The ambassador to Washington at the time, Sir Christopher Meyer, told the inquiry in November that it appeared an agreement was "signed in blood" by Mr Blair and Mr Bush at the President's ranch in Crawford, Texas, in April 2002.

Mr Blair has always said his aim was ensuring Saddam Hussein complied with UN resolutions.
And he said today: "What I was saying (to President Bush) was: we are going to be with you. The position was not a covert position, it was an open position."


He said he had told the president: "We have to deal with his WMD, and if that means regime change, so be it."
Mr Blair argued that Britain's relationship with the US was valuable. "This is an alliance we have the United States of America. It's an alliance I say to you very openly I agree with passionately.

"I never regarded 11 September as an attack on America.
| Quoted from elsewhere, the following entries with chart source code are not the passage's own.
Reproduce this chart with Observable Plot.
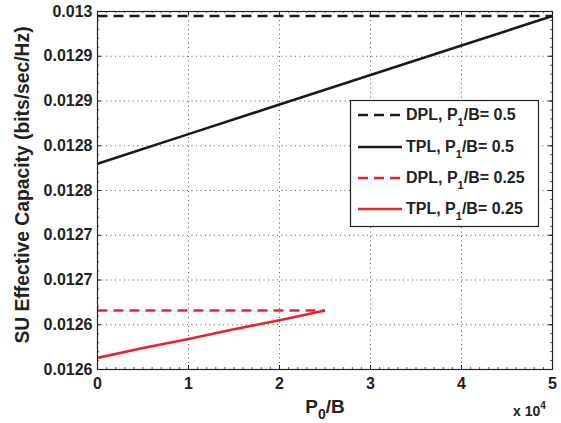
<!DOCTYPE html>
<html>
<head>
<meta charset="utf-8">
<script src="https://cdn.jsdelivr.net/npm/d3@7"></script>
<script src="https://cdn.jsdelivr.net/npm/@observablehq/plot@0.6"></script>
<style>
  html, body { margin: 0; padding: 0; background: #fff; }
  #chart { width: 561px; height: 423px; }
  svg { font-family: "Liberation Sans", Arial, sans-serif; font-weight: bold; }
</style>
</head>
<body>
<div id="chart"></div>
<script>
// ---- data ----
const xTicks = [0, 10000, 20000, 30000, 40000, 50000];
const xTickLabels = ["0", "1", "2", "3", "4", "5"];
const yTicks = [0.0126, 0.01265, 0.0127, 0.01275, 0.0128, 0.01285, 0.0129, 0.01295, 0.0130];
const yTickLabels = ["0.0126", "0.0126", "0.0127", "0.0127", "0.0128", "0.0128", "0.0129", "0.0129", "0.013"];

const dplHighX = [0, 50000];
const dplHighY = [0.012995, 0.012995];
const tplHighX = [0, 10000, 20000, 30000, 40000, 50000];
const tplHighY = [0.01283, 0.012863, 0.012896, 0.012929, 0.012962, 0.012995];
const dplLowX = [0, 25000];
const dplLowY = [0.012666, 0.012666];
const tplLowX = [0, 5000, 10000, 15000, 20000, 25000];
const tplLowY = [0.012613, 0.012624, 0.012634, 0.012645, 0.012655, 0.012666];

const seriesNames = ["DPL, P1/B= 0.5", "TPL, P1/B= 0.5", "DPL, P1/B= 0.25", "TPL, P1/B= 0.25"];
const legendParts = [["DPL, P", "1", "/B= 0.5"], ["TPL, P", "1", "/B= 0.5"], ["DPL, P", "1", "/B= 0.25"], ["TPL, P", "1", "/B= 0.25"]];

const black = "#1a1a1a", red = "#e8262a";
const styles = [
  {stroke: black, dash: "10,6"},
  {stroke: black, dash: null},
  {stroke: red, dash: "10,6"},
  {stroke: red, dash: null}
];
const toRows = (xs, ys) => xs.map((x, i) => ({x, y: ys[i]}));
const series = [toRows(dplHighX, dplHighY), toRows(tplHighX, tplHighY), toRows(dplLowX, dplLowY), toRows(tplLowX, tplLowY)];

const xMinor = d3.range(0, 50001, 1000);
const yMinor = d3.range(0, 41).map(i => 0.0126 + i * 0.00001);

const W = 561, H = 423, mL = 97, mR = 9, mT = 11, mB = 54;
const fw = W - mL - mR, fh = H - mT - mB;

const plot = Plot.plot({
  width: W, height: H,
  marginLeft: mL, marginRight: mR, marginTop: mT, marginBottom: mB,
  style: {fontFamily: '"Liberation Sans", Arial, sans-serif', fontSize: "16px", fontWeight: "bold", color: "#222", background: "white"},
  x: {domain: [0, 50000]},
  y: {domain: [0.0126, 0.0130]},
  marks: [
    Plot.gridX(xTicks, {stroke: "#333", strokeOpacity: 0.8, strokeDasharray: "1,3.5"}),
    Plot.gridY(yTicks, {stroke: "#333", strokeOpacity: 0.8, strokeDasharray: "1,3.5"}),
    // minor ticks
    Plot.tickX(xMinor, {x: d => d, insetTop: fh - 2, stroke: "#333", strokeWidth: 0.8}),
    Plot.tickX(xMinor, {x: d => d, insetBottom: fh - 2, stroke: "#333", strokeWidth: 0.8}),
    Plot.tickY(yMinor, {y: d => d, insetRight: fw - 2, stroke: "#333", strokeWidth: 0.8}),
    Plot.tickY(yMinor, {y: d => d, insetLeft: fw - 2, stroke: "#333", strokeWidth: 0.8}),
    // major ticks
    Plot.tickX(xTicks, {x: d => d, insetTop: fh - 4, stroke: "#222"}),
    Plot.tickX(xTicks, {x: d => d, insetBottom: fh - 4, stroke: "#222"}),
    Plot.tickY(yTicks, {y: d => d, insetRight: fw - 4, stroke: "#222"}),
    Plot.tickY(yTicks, {y: d => d, insetLeft: fw - 4, stroke: "#222"}),
    Plot.axisX(xTicks, {tickSize: 0, tickPadding: 8, tickFormat: (d, i) => xTickLabels[i], label: null, fontSize: 16, fontWeight: "bold"}),
    Plot.axisY(yTicks, {tickSize: 0, tickPadding: 5, tickFormat: (d, i) => yTickLabels[i], label: null, fontSize: 16, fontWeight: "bold"}),
    ...series.map((rows, i) => Plot.line(rows, {x: "x", y: "y", stroke: styles[i].stroke, strokeWidth: 2.6, strokeDasharray: styles[i].dash, strokeLinecap: "butt"})),
    Plot.frame({stroke: "#222", strokeWidth: 1.2})
  ]
});
document.getElementById("chart").appendChild(plot);

const svg = d3.select(plot);
// y label
svg.append("text")
  .attr("transform", `translate(29,185) rotate(-90)`)
  .attr("text-anchor", "middle")
  .attr("font-size", 19.3).attr("font-weight", "bold").attr("fill", "#222")
  .text("SU Effective Capacity (bits/sec/Hz)");
// x label
const xl = svg.append("text")
  .attr("x", 325).attr("y", 413)
  .attr("text-anchor", "middle")
  .attr("font-size", 19).attr("font-weight", "bold").attr("fill", "#222");
xl.append("tspan").text("P");
xl.append("tspan").attr("dy", 6).attr("font-size", 14).text("0");
xl.append("tspan").attr("dy", -6).text("/B");
// exponent
const ex = svg.append("text")
  .attr("x", 513).attr("y", 416)
  .attr("text-anchor", "start")
  .attr("font-size", 14).attr("font-weight", "bold").attr("fill", "#222");
ex.append("tspan").text("x 10");
ex.append("tspan").attr("dy", -7).attr("font-size", 10).text("4");

// legend
const lg = svg.append("g");
lg.append("rect").attr("x", 350.5).attr("y", 100.5).attr("width", 188).attr("height", 126)
  .attr("fill", "white").attr("stroke", "#222").attr("stroke-width", 1.2);
const ly = [115, 147, 178, 209];
legendParts.forEach((p, i) => {
  const yy = ly[i];
  lg.append("line").attr("x1", 358).attr("x2", 402).attr("y1", yy).attr("y2", yy)
    .attr("stroke", styles[i].stroke).attr("stroke-width", 2.6)
    .attr("stroke-dasharray", styles[i].dash);
  const t = lg.append("text").attr("x", 406).attr("y", yy + 5)
    .attr("text-anchor", "start")
    .attr("font-size", 16).attr("font-weight", "bold").attr("fill", "#222");
  t.append("tspan").text(p[0]);
  t.append("tspan").attr("dy", 6).attr("font-size", 11).text(p[1]);
  t.append("tspan").attr("dy", -6).text(p[2]);
});
</script>
</body>
</html>
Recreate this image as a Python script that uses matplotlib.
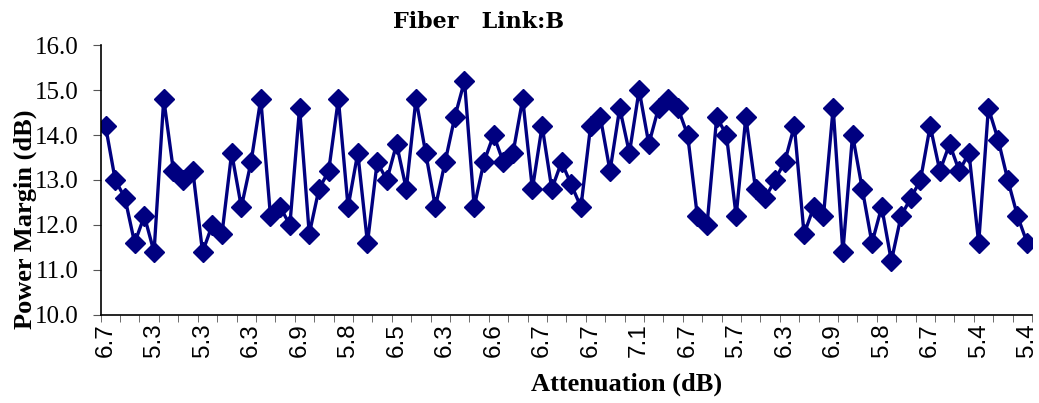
import numpy as np
import matplotlib.pyplot as plt

margin = [14.2, 13.0, 12.6, 11.6, 12.2, 11.4, 14.8, 13.2, 13.0, 13.2,
          11.4, 12.0, 11.8, 13.6, 12.4, 13.4, 14.8, 12.2, 12.4, 12.0,
          14.6, 11.8, 12.8, 13.2, 14.8, 12.4, 13.6, 11.6, 13.4, 13.0,
          13.8, 12.8, 14.8, 13.6, 12.4, 13.4, 14.4, 15.2, 12.4, 13.4,
          14.0, 13.4, 13.6, 14.8, 12.8, 14.2, 12.8, 13.4, 12.9, 12.4,
          14.2, 14.4, 13.2, 14.6, 13.6, 15.0, 13.8, 14.6, 14.8, 14.6,
          14.0, 12.2, 12.0, 14.4, 14.0, 12.2, 14.4, 12.8, 12.6, 13.0,
          13.4, 14.2, 11.8, 12.4, 12.2, 14.6, 11.4, 14.0, 12.8, 11.6,
          12.4, 11.2, 12.2, 12.6, 13.0, 14.2, 13.2, 13.8, 13.2, 13.6,
          11.6, 14.6, 13.9, 13.0, 12.2, 11.6]

# attenuation labels shown every 5th point
atten_labels = ['6.7', '5.3', '5.3', '6.3', '6.9', '5.8', '6.5', '6.3', '6.6', '6.7',
                '6.7', '7.1', '6.7', '5.7', '6.3', '6.9', '5.8', '6.7', '5.4', '5.4']

n = len(margin)
x = np.arange(n)

fig = plt.figure(figsize=(10.39, 4.03), dpi=100)
ax = fig.add_axes([0.0969, 0.2184, 0.8964, 0.6699])

ax.plot(x, margin, color='#000080', lw=2.4, marker='D', ms=10,
        mec='#000080', mfc='#000080')

ax.set_xlim(-0.5, n - 0.5)
ax.set_ylim(10, 16)
ax.set_yticks(np.arange(10, 16.1, 1.0))
ax.set_yticklabels(['%.1f' % v for v in np.arange(10, 16.1, 1.0)],
                   family='Liberation Serif', fontsize=18)

ax.set_xticks(np.arange(0, n, 5))
ax.set_xticklabels(atten_labels, rotation=90, family='Liberation Sans', fontsize=17.5)
ax.set_xticks(np.arange(-0.5, n, 2), minor=True)
ax.tick_params(axis='x', which='major', length=0, pad=6)
ax.tick_params(axis='x', which='minor', length=5, color='#555555')
ax.tick_params(axis='y', length=6, color='#555555', pad=10)

for s in ['top', 'right']:
    ax.spines[s].set_visible(False)
ax.spines['left'].set_linewidth(1.2)
ax.spines['bottom'].set_linewidth(1.2)

ax.set_xlabel('Attenuation (dB)', family='Liberation Serif', fontweight='bold',
              fontsize=19)
ax.xaxis.set_label_coords(0.565, -0.256)
ax.xaxis.label.set_va('center')
ax.set_ylabel('Power Margin (dB)', family='Liberation Serif', fontweight='bold',
              fontsize=19)
ax.yaxis.set_label_coords(-0.081, 0.356)
ax.yaxis.label.set_va('center')
fig.text(0.461, 0.945, 'Fiber   Link:B', family='DejaVu Serif', fontweight='bold',
         fontsize=16, ha='center', va='center')

fig.savefig('out.png', dpi=100)
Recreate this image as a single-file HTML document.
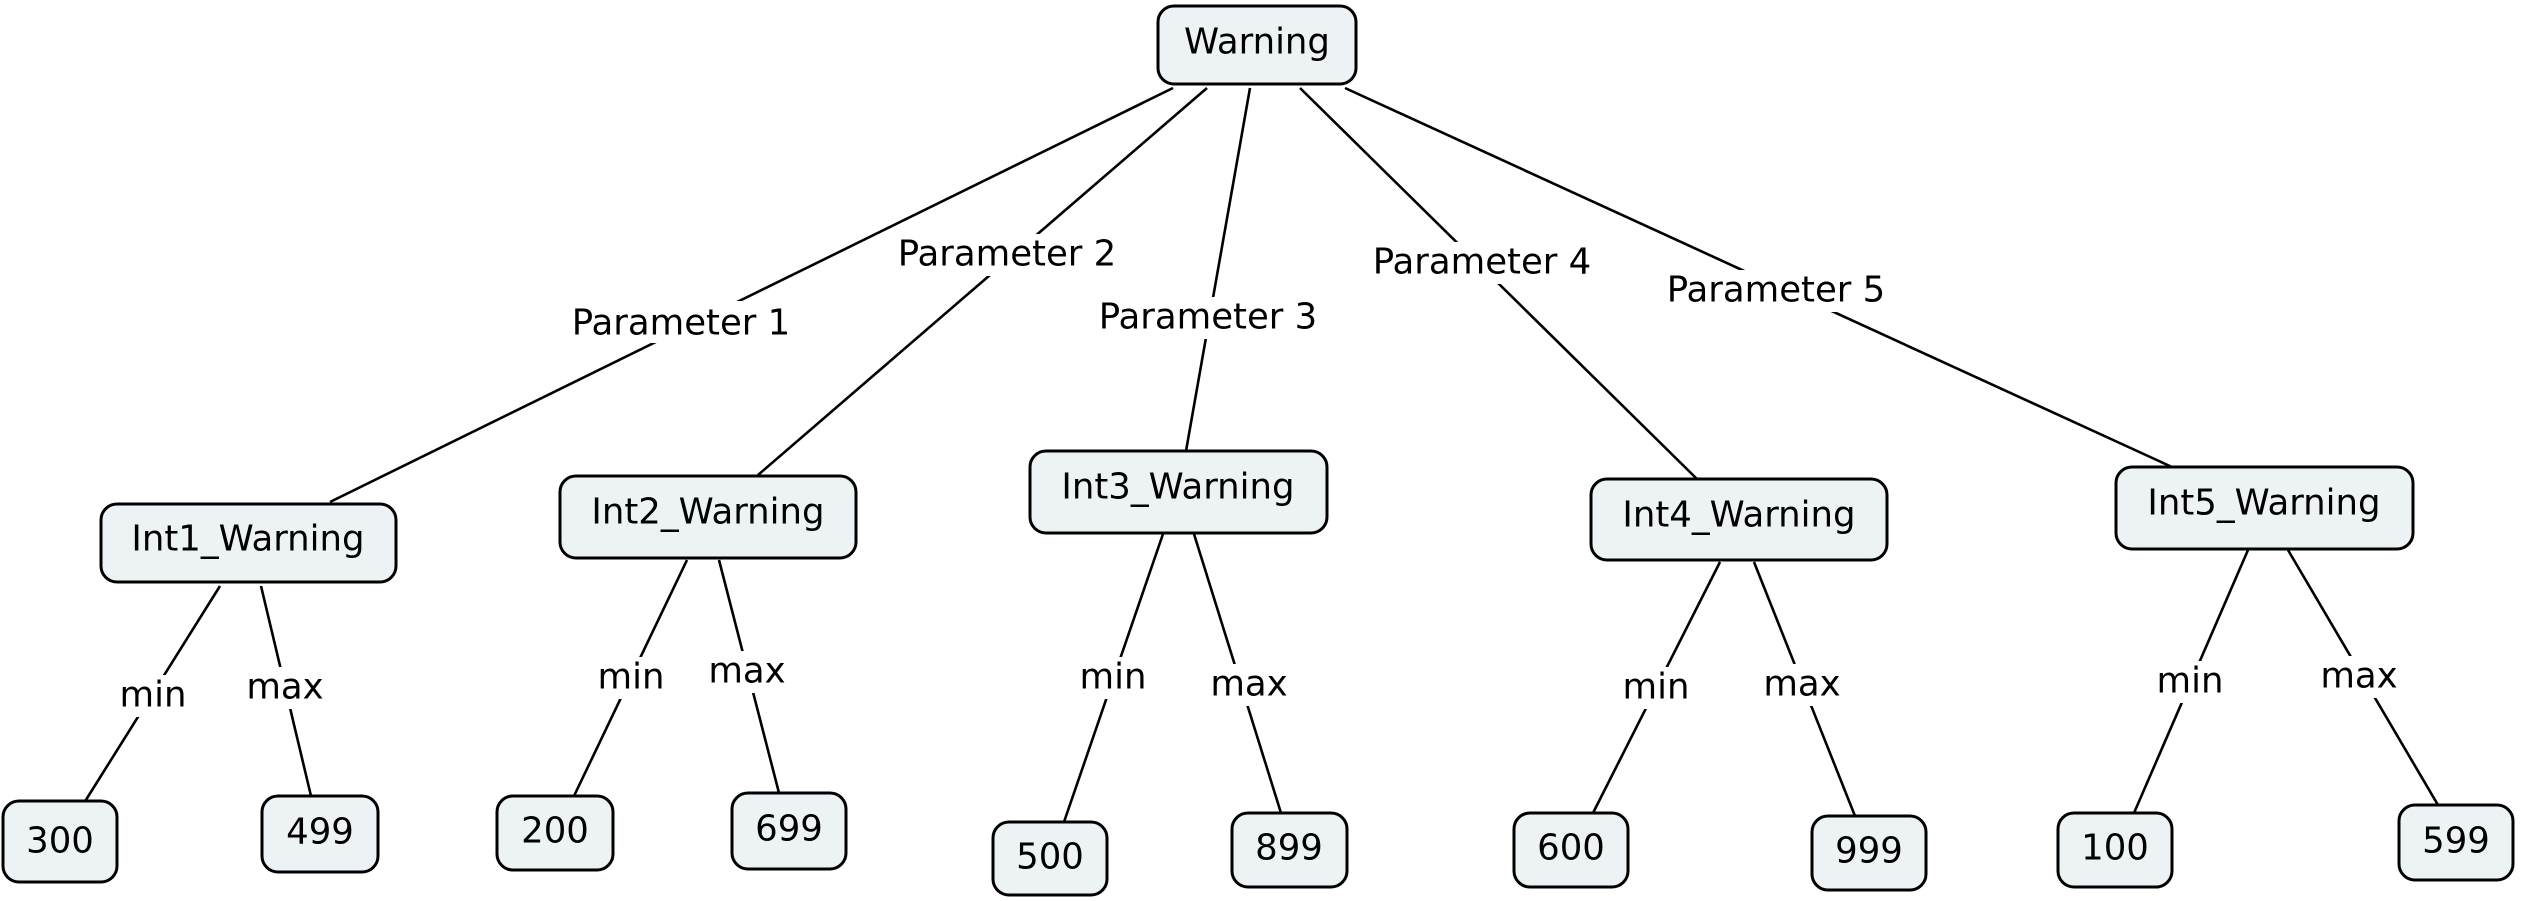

I regarded it as an attack on us."

Channel 4 News political reporter Cathy Newman writes –
A decade as prime minister gave Tony Blair ample experience of these Chilcot-style interrogations, so it's no surprise he's pretty adept at dealing with the questions thrown at him today.

And although he looked uncharacteristically nervous at first, he's so far given a pretty assured performance.

On the April 2002 meeting at President George Bush's Crawford ranch, Mr Blair swatted away suggestions from Britain's former ambassador to the US, Sir Christopher Meyer, that he had "signed in blood" to go to war.


He said instead that although he agreed with the US president to "deal" with Saddam Hussein, they hadn't decided how that was to be done.

The former prime minister squirmed slightly when asked about his interview with Fern Britton, in which he suggested he'd still have wanted to remove the Iraqi dictator, with or without weapons of mass destructions.

He insisted he'd never used the words "regime change" in the interview, and that if we'd known then what we know now about the absence of WMDs the "nature of the threat" would have been different, i.e. it's a hypothetical question.